THE REQUEST
With pictures left out, extract every line between the start of the records below and the line holding "plt.rcParams['mathtext.default'] = 'regular'", inclusive.

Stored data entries
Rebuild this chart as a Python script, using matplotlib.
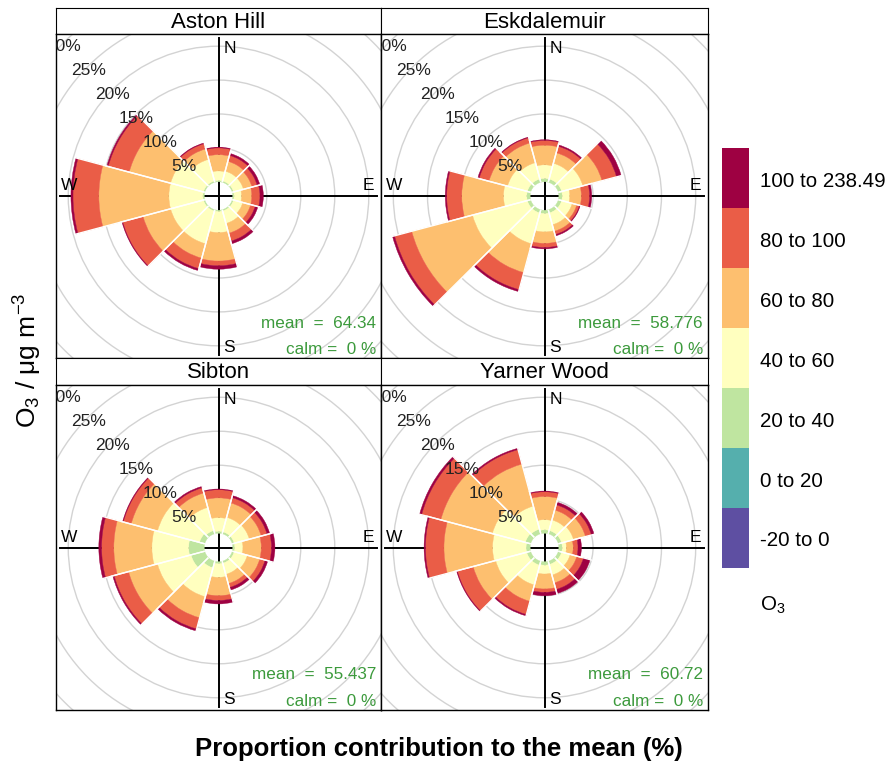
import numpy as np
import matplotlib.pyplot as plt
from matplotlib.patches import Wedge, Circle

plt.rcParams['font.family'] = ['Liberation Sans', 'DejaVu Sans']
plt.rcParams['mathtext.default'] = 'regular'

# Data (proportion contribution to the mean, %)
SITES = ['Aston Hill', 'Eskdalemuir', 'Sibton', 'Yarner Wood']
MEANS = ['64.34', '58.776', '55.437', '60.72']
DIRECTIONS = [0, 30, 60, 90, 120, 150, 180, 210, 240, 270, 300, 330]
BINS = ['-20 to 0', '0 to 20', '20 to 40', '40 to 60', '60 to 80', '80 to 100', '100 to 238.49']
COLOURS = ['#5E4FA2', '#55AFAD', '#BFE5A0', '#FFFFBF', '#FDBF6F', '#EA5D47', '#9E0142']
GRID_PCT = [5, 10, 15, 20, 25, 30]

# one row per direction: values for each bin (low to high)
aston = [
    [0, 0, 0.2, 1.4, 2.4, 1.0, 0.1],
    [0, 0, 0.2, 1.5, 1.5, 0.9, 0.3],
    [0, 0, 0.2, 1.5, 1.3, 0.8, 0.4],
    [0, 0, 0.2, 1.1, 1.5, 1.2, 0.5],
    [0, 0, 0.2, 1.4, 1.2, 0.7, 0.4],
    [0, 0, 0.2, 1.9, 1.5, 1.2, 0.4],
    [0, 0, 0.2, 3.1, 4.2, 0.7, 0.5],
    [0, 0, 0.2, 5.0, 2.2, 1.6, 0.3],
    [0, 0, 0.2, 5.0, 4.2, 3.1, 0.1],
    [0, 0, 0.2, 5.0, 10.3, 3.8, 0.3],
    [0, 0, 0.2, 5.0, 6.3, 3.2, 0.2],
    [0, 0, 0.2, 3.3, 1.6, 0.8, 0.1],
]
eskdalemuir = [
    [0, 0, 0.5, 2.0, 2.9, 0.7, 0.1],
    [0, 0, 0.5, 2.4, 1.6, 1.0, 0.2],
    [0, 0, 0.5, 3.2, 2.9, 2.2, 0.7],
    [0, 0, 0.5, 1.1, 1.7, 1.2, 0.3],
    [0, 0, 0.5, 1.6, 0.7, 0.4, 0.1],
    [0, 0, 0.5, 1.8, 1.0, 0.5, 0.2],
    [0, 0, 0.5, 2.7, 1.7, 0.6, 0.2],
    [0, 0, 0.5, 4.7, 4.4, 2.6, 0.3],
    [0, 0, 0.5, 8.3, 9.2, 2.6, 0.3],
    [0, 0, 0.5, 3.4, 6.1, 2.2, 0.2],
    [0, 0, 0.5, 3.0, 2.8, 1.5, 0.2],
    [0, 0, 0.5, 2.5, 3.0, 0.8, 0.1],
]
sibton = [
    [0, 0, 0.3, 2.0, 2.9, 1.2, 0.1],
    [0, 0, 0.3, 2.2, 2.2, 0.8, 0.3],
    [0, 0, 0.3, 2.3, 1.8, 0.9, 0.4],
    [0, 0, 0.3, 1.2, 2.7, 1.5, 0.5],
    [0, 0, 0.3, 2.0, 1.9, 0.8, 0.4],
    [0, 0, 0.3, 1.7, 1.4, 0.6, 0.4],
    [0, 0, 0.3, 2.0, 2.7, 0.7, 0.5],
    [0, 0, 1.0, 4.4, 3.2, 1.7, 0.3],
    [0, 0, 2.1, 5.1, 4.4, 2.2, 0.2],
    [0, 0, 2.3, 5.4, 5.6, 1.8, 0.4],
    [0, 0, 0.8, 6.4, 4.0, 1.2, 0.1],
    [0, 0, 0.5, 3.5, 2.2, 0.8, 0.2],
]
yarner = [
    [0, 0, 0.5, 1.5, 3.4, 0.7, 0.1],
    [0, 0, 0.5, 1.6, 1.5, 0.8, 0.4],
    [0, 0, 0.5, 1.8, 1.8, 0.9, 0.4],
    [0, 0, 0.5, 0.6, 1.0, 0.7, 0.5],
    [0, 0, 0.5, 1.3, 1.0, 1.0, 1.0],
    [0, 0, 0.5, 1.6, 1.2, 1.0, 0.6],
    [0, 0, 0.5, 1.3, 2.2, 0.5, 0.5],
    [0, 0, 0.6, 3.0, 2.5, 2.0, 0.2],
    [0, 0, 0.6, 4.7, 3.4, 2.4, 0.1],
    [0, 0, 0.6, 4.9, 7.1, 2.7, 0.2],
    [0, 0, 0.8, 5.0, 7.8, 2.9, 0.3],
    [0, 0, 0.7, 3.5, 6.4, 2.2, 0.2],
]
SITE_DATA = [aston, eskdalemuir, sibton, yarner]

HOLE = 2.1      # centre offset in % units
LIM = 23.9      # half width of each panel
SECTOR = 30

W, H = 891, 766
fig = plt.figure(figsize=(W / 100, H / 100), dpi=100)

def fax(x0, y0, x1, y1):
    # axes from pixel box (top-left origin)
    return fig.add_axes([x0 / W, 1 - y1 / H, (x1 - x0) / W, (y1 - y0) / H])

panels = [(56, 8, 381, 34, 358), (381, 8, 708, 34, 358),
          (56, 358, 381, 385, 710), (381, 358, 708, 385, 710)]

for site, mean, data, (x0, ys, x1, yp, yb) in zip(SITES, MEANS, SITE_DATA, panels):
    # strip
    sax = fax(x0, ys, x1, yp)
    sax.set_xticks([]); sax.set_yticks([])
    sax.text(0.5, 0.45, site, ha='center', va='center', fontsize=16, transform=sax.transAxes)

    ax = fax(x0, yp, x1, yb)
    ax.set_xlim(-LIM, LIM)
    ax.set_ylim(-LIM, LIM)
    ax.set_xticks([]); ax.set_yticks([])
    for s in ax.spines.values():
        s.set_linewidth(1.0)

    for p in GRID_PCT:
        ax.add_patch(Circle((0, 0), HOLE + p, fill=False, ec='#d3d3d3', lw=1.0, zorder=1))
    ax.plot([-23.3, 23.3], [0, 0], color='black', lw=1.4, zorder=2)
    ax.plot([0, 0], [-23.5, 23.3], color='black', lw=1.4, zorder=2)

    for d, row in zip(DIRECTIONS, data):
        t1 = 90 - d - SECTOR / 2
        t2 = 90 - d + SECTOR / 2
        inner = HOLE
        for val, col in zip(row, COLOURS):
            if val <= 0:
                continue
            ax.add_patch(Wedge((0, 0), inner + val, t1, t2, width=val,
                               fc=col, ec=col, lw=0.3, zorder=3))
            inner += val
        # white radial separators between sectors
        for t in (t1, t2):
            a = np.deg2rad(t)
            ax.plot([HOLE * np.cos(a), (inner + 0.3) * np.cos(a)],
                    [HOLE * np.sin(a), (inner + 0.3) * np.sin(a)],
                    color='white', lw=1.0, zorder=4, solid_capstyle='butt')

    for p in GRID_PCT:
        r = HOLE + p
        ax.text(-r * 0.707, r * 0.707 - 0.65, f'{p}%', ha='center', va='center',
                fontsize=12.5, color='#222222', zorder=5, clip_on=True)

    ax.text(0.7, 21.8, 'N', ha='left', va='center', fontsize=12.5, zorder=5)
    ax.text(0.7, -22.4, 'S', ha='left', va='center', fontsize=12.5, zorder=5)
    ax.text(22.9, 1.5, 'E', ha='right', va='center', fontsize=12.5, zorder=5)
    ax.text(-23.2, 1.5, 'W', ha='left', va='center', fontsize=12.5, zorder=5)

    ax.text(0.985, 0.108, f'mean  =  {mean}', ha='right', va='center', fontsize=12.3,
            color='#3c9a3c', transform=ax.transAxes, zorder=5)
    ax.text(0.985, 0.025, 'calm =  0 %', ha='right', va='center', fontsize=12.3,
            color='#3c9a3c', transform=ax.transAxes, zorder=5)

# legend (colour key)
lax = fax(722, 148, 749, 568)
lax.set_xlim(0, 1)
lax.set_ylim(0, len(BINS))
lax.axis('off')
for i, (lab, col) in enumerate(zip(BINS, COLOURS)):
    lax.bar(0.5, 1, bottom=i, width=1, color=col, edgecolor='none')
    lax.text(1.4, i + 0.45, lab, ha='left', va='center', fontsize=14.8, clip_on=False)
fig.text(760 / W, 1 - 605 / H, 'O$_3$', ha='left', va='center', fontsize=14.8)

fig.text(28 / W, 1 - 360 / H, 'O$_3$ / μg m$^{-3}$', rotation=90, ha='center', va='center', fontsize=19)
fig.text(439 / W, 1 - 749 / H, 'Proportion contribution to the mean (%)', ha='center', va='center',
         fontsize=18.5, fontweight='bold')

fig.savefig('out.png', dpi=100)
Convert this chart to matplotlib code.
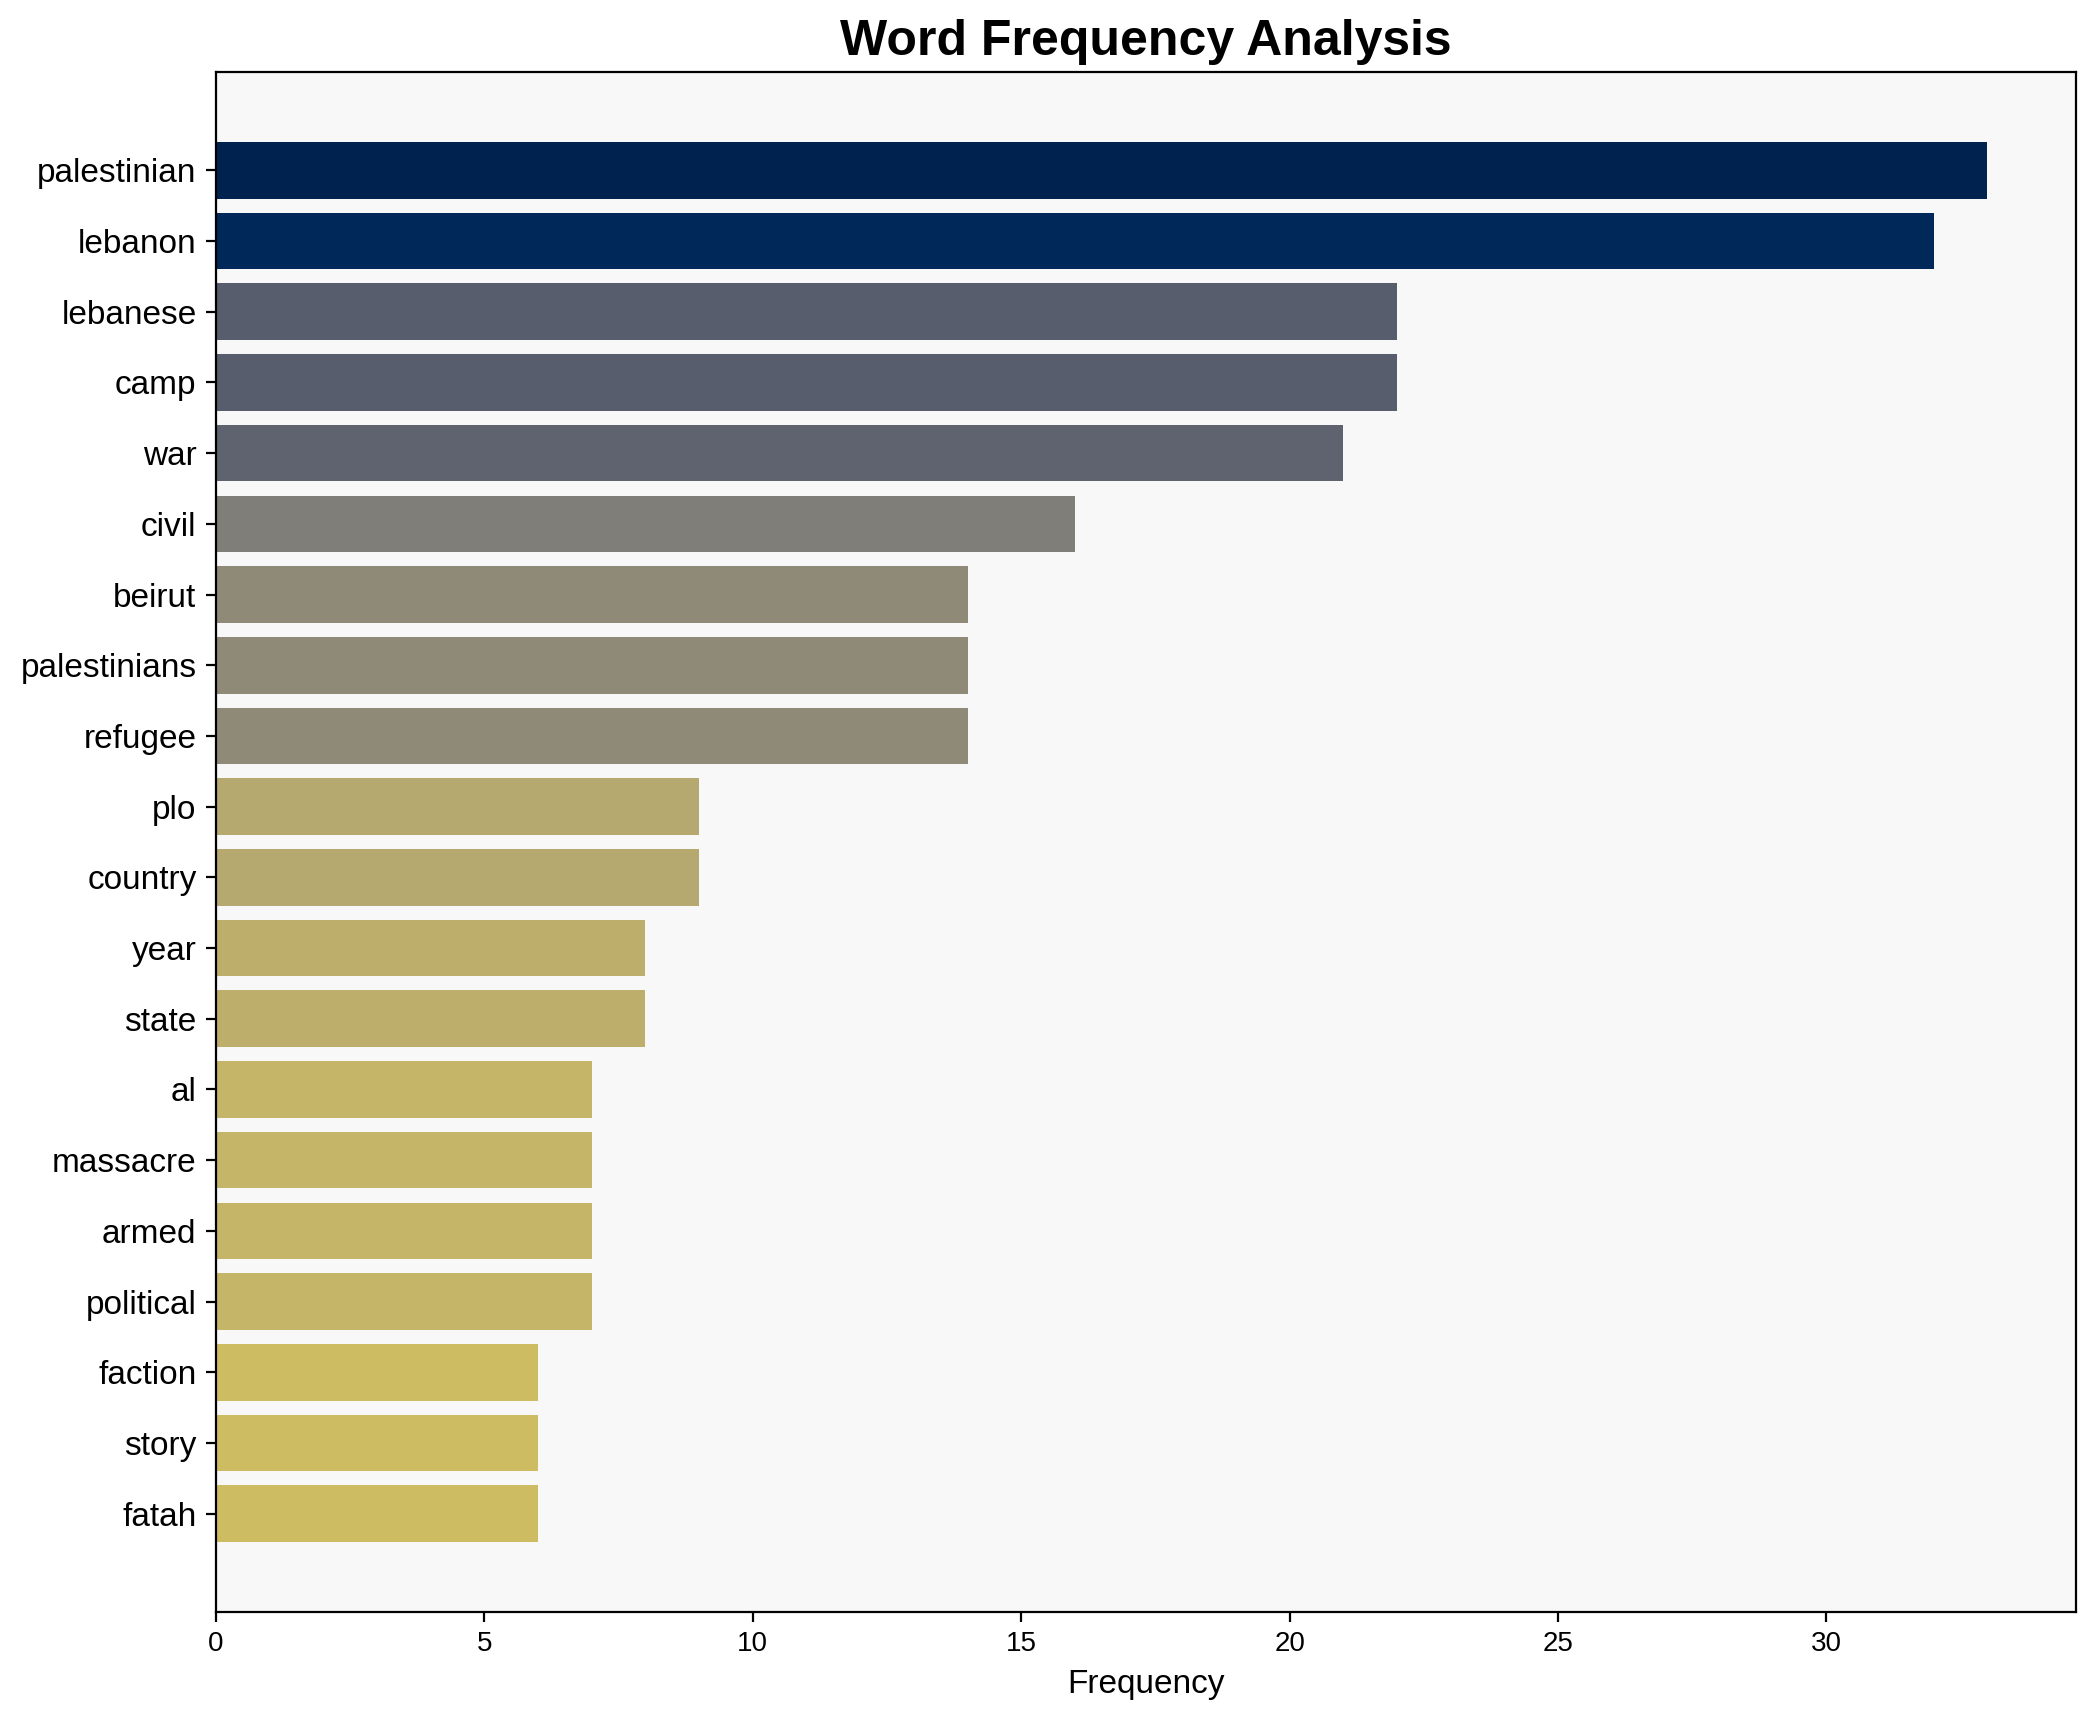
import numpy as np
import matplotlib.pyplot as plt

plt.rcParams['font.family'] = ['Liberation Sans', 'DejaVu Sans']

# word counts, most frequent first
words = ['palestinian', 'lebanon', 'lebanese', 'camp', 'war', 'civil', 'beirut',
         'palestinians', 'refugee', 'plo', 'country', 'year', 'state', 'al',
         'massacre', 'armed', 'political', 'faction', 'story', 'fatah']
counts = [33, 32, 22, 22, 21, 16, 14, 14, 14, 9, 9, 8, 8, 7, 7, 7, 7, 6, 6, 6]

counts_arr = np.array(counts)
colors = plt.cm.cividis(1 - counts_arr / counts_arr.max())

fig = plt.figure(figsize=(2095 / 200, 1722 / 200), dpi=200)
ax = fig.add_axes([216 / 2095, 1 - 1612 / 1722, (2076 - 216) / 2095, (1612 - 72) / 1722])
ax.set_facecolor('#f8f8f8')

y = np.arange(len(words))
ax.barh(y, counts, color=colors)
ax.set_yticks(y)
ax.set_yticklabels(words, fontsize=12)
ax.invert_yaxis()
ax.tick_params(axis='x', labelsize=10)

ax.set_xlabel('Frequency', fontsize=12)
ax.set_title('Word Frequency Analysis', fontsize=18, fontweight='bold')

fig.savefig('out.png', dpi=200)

FINISHED EXERCISE
Rebuild this chart as a Python script, using matplotlib.
import numpy as np
import matplotlib.pyplot as plt
from matplotlib.patches import Wedge, Circle

plt.rcParams['font.family'] = ['Liberation Sans', 'DejaVu Sans']
plt.rcParams['mathtext.default'] = 'regular'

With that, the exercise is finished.